Quase nove anos passados sobre a entrada em vigor da Lei Orgânica n.º 1/2013, de 29 de julho, que teve como propósito a reparação histórica de injustiças cometidas entre 1496 e 1820 sobre a comunidade judaica, é tempo de determinar a cessação de vigência desse regime legal que, a manter-se em vigor na presente data, já não se traduz na reparação de injustiças, mas antes, num meio de obtenção da nacionalidade portuguesa por mera conveniência por quem não em qualquer ligação à comunidade nacional, deixando atrás de si um lastro de suspeitas de corrupção e de desprestígio internacional do nosso país.

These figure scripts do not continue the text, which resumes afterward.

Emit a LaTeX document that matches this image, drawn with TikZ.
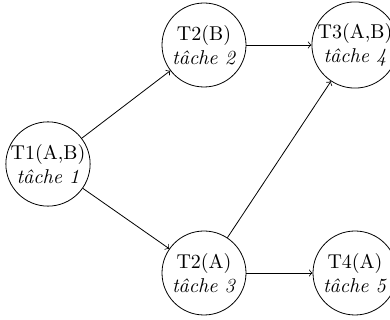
\documentclass[tikz,border=0pt]{standalone}
\usetikzlibrary{arrows}
\begin{document}
\begin{tikzpicture}[x=1pt,y=1pt,
  task/.style={draw,circle,inner sep=0pt,minimum size=42pt,align=center},
  edge/.style={->}]
\useasboundingbox (0,0) rectangle (195,160);
\node[task] (t1) at (24,78) {T1(A,B)\\\textit{tâche 1}};
\node[task] (t2b) at (102,137.5) {T2(B)\\\textit{tâche 2}};
\node[task] (t3) at (177.5,137.5) {T3(A,B)\\\textit{tâche 4}};
\node[task] (t2a) at (102,23.5) {T2(A)\\\textit{tâche 3}};
\node[task] (t4) at (177.5,23.5) {T4(A)\\\textit{tâche 5}};
\draw[edge] (t1) -- (t2b);
\draw[edge] (t1) -- (t2a);
\draw[edge] (t2b) -- (t3);
\draw[edge] (t2a) -- (t3);
\draw[edge] (t2a) -- (t4);
\end{tikzpicture}
\end{document}
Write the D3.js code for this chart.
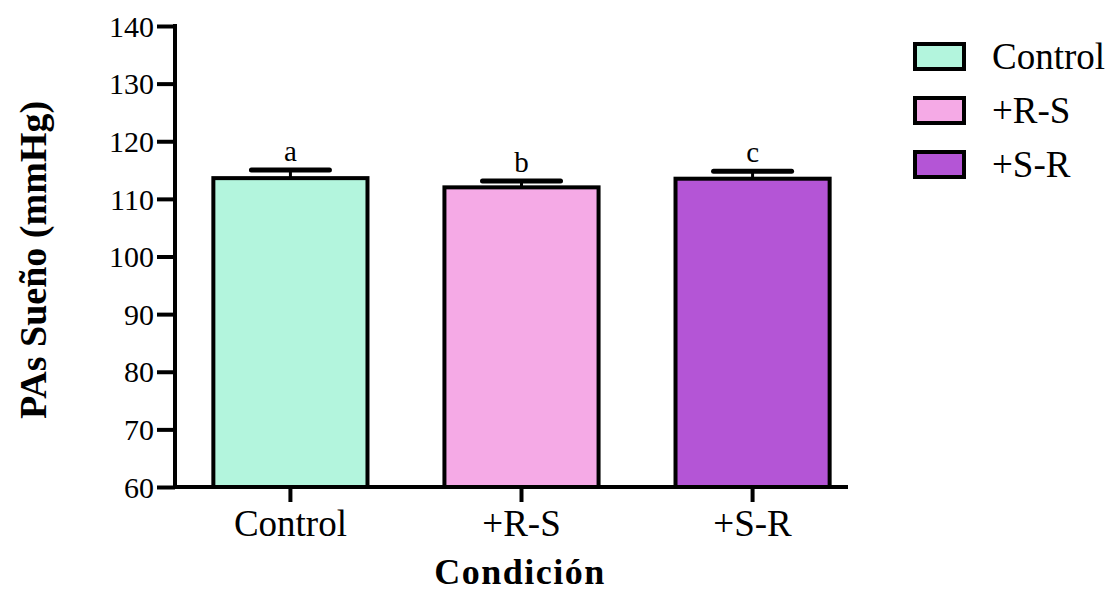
<!DOCTYPE html>
<html><head><meta charset="utf-8">
<script src="https://cdn.jsdelivr.net/npm/d3@7"></script>
<style>body{margin:0;background:#fff}svg{display:block}</style>
</head><body>
<svg id="chart" width="1117" height="593"></svg>
<script>
const categories = ["Control", "+R-S", "+S-R"];
const means = [113.6, 112.0, 113.5];
const errors = [1.4, 1.1, 1.3];
const letters = ["a", "b", "c"];
const colors = ["#b3f5dd", "#f5aae6", "#b455d6"];
const yTicks = [60, 70, 80, 90, 100, 110, 120, 130, 140];

const FONT = '"Liberation Serif"';
const svg = d3.select("#chart");

const x = d3.scaleBand().domain(categories).range([175, 868]).paddingInner(0.333).paddingOuter(0.166);
const y = d3.scaleLinear().domain([60, 140]).range([487, 26]);

// bars
svg.selectAll("rect.bar").data(categories).enter().append("rect")
  .attr("x", d => x(d)).attr("width", x.bandwidth())
  .attr("y", (d, i) => y(means[i])).attr("height", (d, i) => y(60) - y(means[i]))
  .attr("fill", (d, i) => colors[i]).attr("stroke", "#000").attr("stroke-width", 4);

// error bars
const capHalf = 39;
categories.forEach((c, i) => {
  const cx = x(c) + x.bandwidth() / 2;
  svg.append("line").attr("x1", cx).attr("x2", cx).attr("y1", y(means[i])).attr("y2", y(means[i] + errors[i]))
    .attr("stroke", "#000").attr("stroke-width", 3);
  svg.append("line").attr("x1", cx - capHalf).attr("x2", cx + capHalf).attr("y1", y(means[i] + errors[i])).attr("y2", y(means[i] + errors[i]))
    .attr("stroke", "#000").attr("stroke-width", 5).attr("stroke-linecap", "round");
  svg.append("text").attr("x", cx).attr("y", y(means[i] + errors[i]) - 9)
    .attr("text-anchor", "middle").style("font-family", FONT).style("font-size", "29px").style("fill", "#000").text(letters[i]);
});

// y axis
const yAxis = d3.axisLeft(y).tickValues(yTicks).tickSize(18).tickPadding(3).tickSizeOuter(0);
const gy = svg.append("g").attr("transform", "translate(175,0)").call(yAxis);
gy.attr("font-family", null);
gy.select(".domain").attr("stroke-width", 4).attr("d", `M0,${y(140) - 2}V${y(60) + 2}`);
gy.selectAll(".tick line").attr("stroke-width", 4);
gy.selectAll(".tick text").style("font-family", FONT).style("font-size", "30px").style("fill", "#000").attr("dy", "0.34em");

// x axis
const xAxis = d3.axisBottom(x).tickSize(15).tickPadding(8).tickSizeOuter(0);
const gx = svg.append("g").attr("transform", "translate(0,487)").call(xAxis);
gx.attr("font-family", null);
gx.select(".domain").attr("stroke-width", 4).attr("d", "M175,0H848");
gx.selectAll(".tick line").attr("stroke-width", 4);
gx.selectAll(".tick text").style("font-family", FONT).style("font-size", "37px").style("fill", "#000");

// axis titles
svg.append("text").attr("x", 520).attr("y", 584).attr("text-anchor", "middle")
  .style("font-family", FONT).style("font-weight", "bold").style("font-size", "36px").style("letter-spacing", "1.5px").text("Condición");
svg.append("text").attr("transform", "translate(46,260) rotate(-90)").attr("text-anchor", "middle")
  .style("font-family", FONT).style("font-weight", "bold").style("font-size", "38px").text("PAs Sueño (mmHg)");

// legend
const lg = svg.append("g");
categories.forEach((c, i) => {
  const ly = 44 + i * 54;
  lg.append("rect").attr("x", 915).attr("y", ly).attr("width", 49).attr("height", 25)
    .attr("fill", colors[i]).attr("stroke", "#000").attr("stroke-width", 4);
  lg.append("text").attr("x", 992).attr("y", ly + 25).style("font-family", FONT).style("font-size", "37px").style("fill", "#000").text(c);
});
</script>
</body></html>
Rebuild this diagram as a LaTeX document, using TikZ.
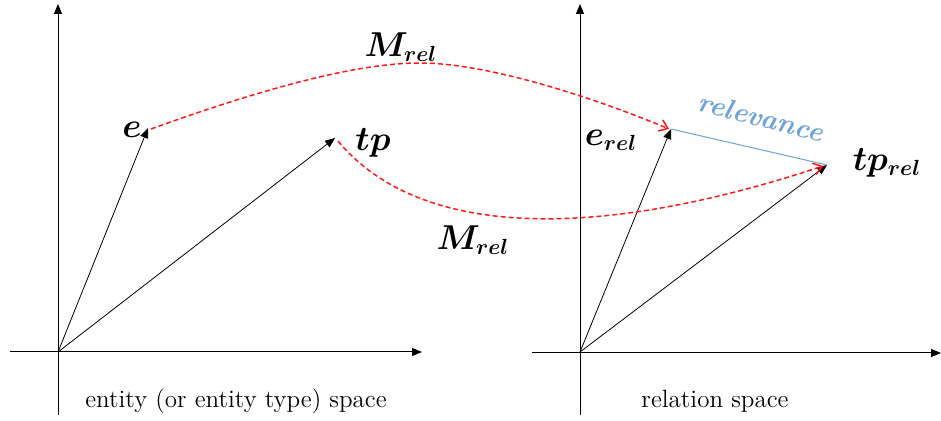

Nestes termos, ao abrigo da alínea b) do artigo 156.º da Constituição e da alínea b) do n.º 1 do artigo 4.º do Regimento, os Deputados da Grupo Parlamentar do PCP apresentam o seguinte Projeto de Lei:

Artigo 1.º

Objeto

A presente lei determina a cessação de vigência do regime legal de aquisição da nacionalidade portuguesa por parte de descendentes de judeus sefarditas portugueses instituído pela Lei Orgânica n.º 1/2013, de 29 de julho, procedendo à 10.ª alteração à Lei n.º 37/81, de 3 de outubro, que aprova a Lei da Nacionalidade.

Artigo 2.º

Norma revogatória

É revogado o n.º 6 do artigo 7.º da Lei n.º 37/81, de 3 de outubro, que aprova a Lei da Nacionalidade, alterada pela Lei n.º 25/94, de 19 de agosto, pelo Decreto-Lei n.º 322-A/2021, de 14 de dezembro, na redação dada pelo Decreto-Lei n.º 194/2033, de 23 de agosto, e pelas Leis Orgânicas n.º 1/2004, de 15 de janeiro, 2/2006, de 17 de abril, 1/2013, de 29 de julho, 8/2015, de 22 de junho, 9/2015, de 29 de julho, 2/2018, de 5 de julho e 2/2020, de 10 de novembro.

Artigo 3.º

Entrada em vigor

  1. A presente lei entra em vigor no dia imediato à sua publicação.
  2. Os requerimentos de concessão de nacionalidade portuguesa apresentados ao abrigo do n.º 7 do artigo 6.º da Lei n.º 37/81, de 3 de outubro, na redação atual, que se encontrem pendentes, são apreciados nos termos constantes do artigo 24.º-A do Regulamento da Nacionalidade Portuguesa aprovado em anexo ao Decreto-Lei n.º 237-A/2006, de 14 de dezembro, alterado pelos Decretos-Leis n.º 43/2013, de 1 de abril, 30-A/2015, de 27 de fevereiro, 71/2017, de 21 de junho e 26/2022, de 18 de março.